When choosing stocks for the first time I always find it’s a good idea to start with sectors that interest you. This is your money and you’ll be a lot more excited in the beginning if it’s an industry you enjoy learning about. Then I dive into financial news. I use Yahoo Finance, Robinhood Snacks, Flipboard. I see what stocks are being talked about and I write them down if they interest me.
I look up Mutual Funds and ETFs and I look at the top stocks that are in them. They usually don't give you all the stocks. But, they will give you a few that you can put on your watch list. Also if I hear about a stock or want to check out a business I’ll put a note on my phone.
Once I have a list then comes my favorite part, which is analyzing the stocks.
How to analyze stock picks?
You should be able to answer the question. Why do I want to buy this company?
I like to pick stocks that have growth potential. They’re a leader in their industry or have the potential to be. That they have an innovative business model and has an economic moat. That is an advantage that a company has over its competitors.

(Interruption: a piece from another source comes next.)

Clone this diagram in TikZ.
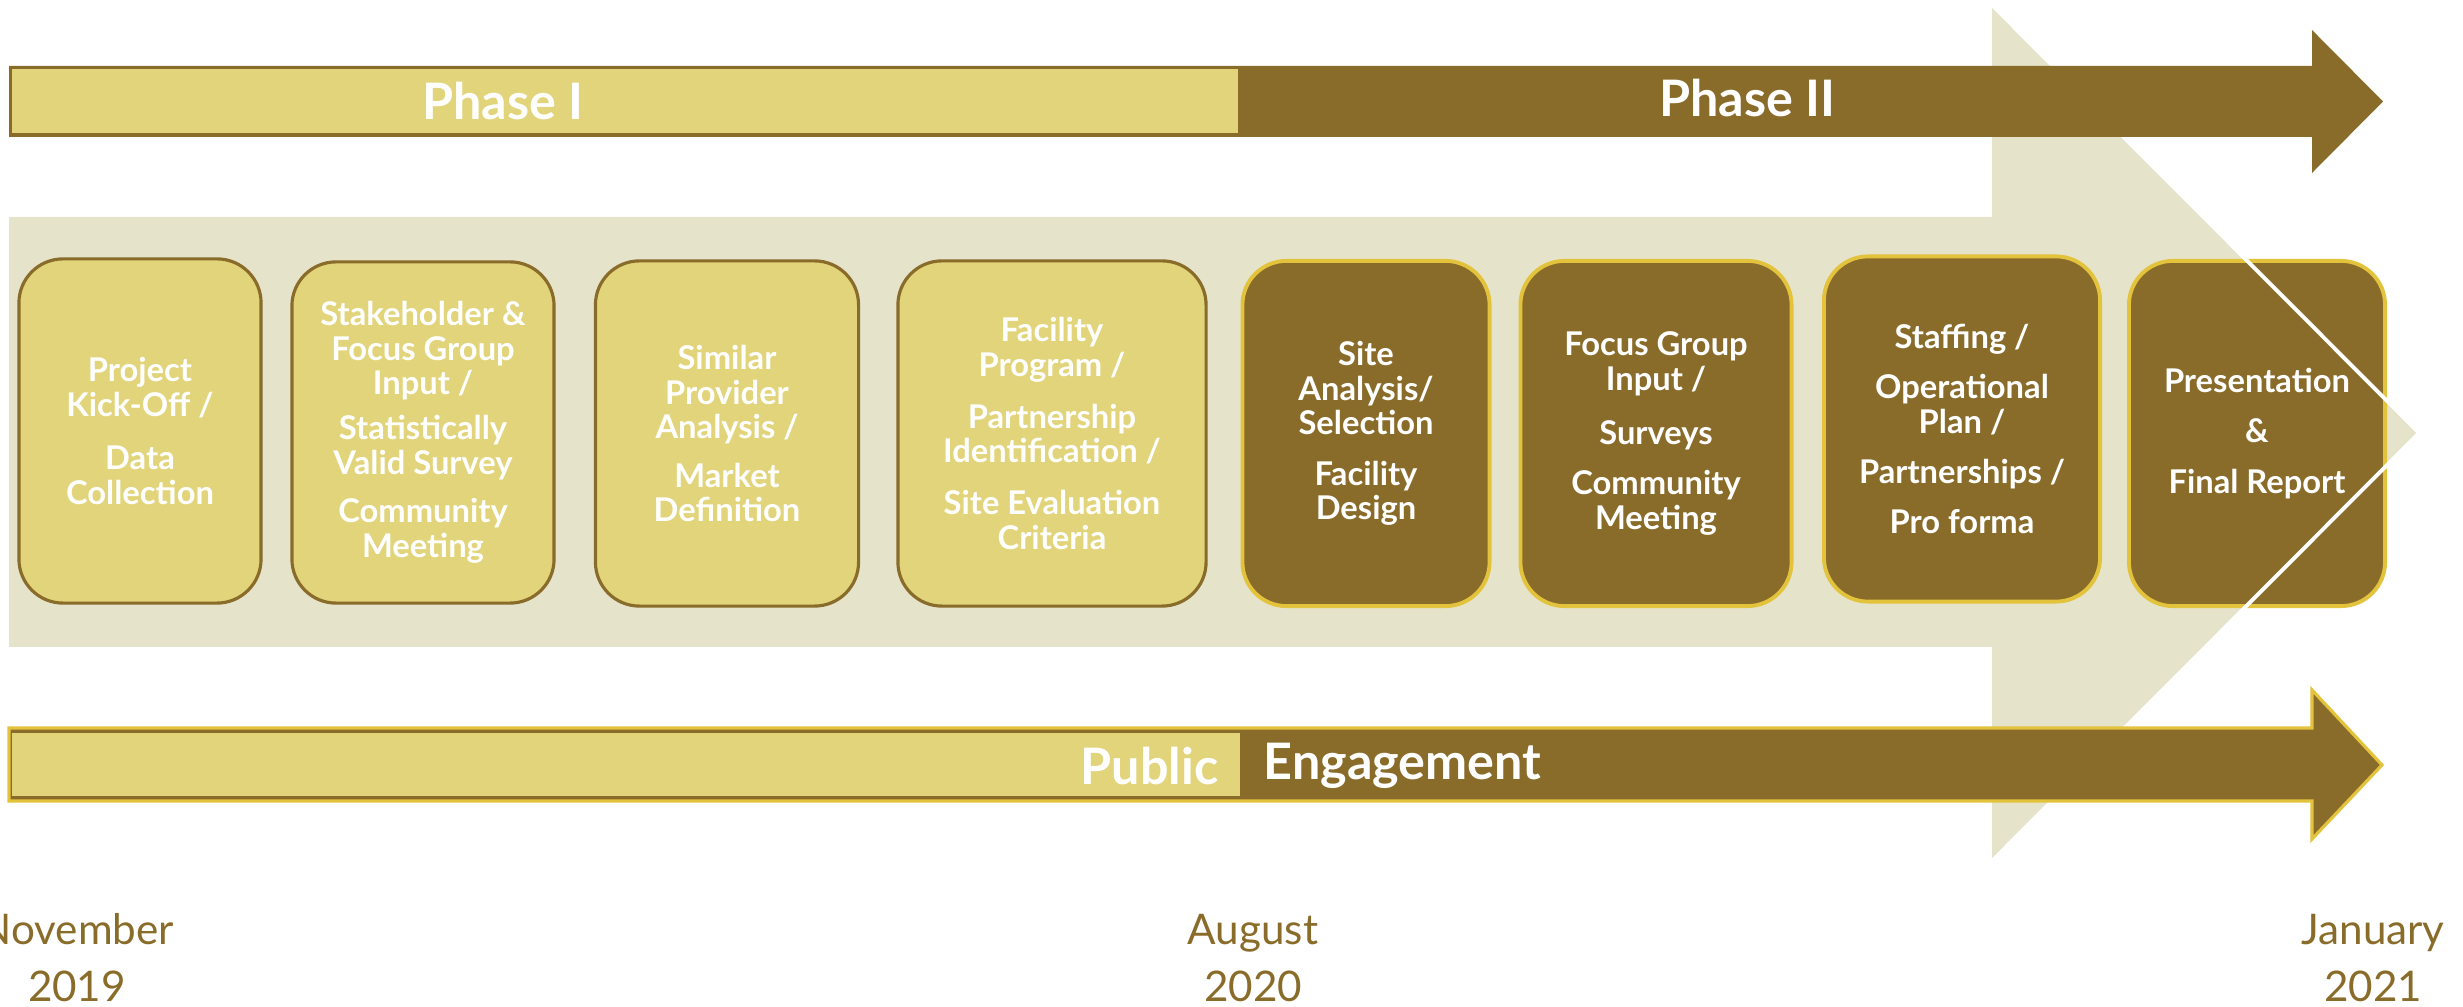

The bigger the moat the better. A lot of this will be reflective of the chart.
Examples of economic moats:
Strong brand name
Trade secrets
Network effects
Cost advantage
Unique platform
Earnings and Profitability
Once I have my stock I head over to their profile. I like to glance at their profile looking at their earnings. You can do this with TradingView, WeBull, or Robinhood. Current earnings should be greater than in the previous quarter. With a trend of increasing earnings over the past year. I like companies that are always beating earnings.
Return on Capital
How much it costs to generate profit. High Return on Capital means they do a lot with a little. Which is great. You can usually do a quick search and find this. When looking at the Return on Capital or ROIC. I like to see double-digit percentages so 10% and higher. If you can see a chart for the last few years you want to see an ROIC increasing overtime. But if you see a drop and then an increase that isn’t bad. You have to look into the fundamentals of that year. But generally, you want to be in double digits and growing.
Free Cash Flow
The money it can use to reinvest and pay for any situation that arises.
Debt
I do look at debt. But some debt is okay depending on the company you’re looking at. But too much debt isn’t good. You can look at the Debt/Equity Ratio. A higher ratio means a riskier but more profitable return on equity. A lower ratio means less risky but at the expense of lower returns. Younger companies and startups usually carry more debt. They have more risks and higher growth potential. So not all debt is equal.
Growth
I look at their chart. I use candlesticks for deep dives and swing trading. But sometimes when I have a long list of stocks to look up I’ll use the line chart. You want to see that the stock is in an uptrend.
I will go over my indicators in future posts. This is to get a general idea of a stock's potential. Once I check off these points I decide whether I want to invest and what price point.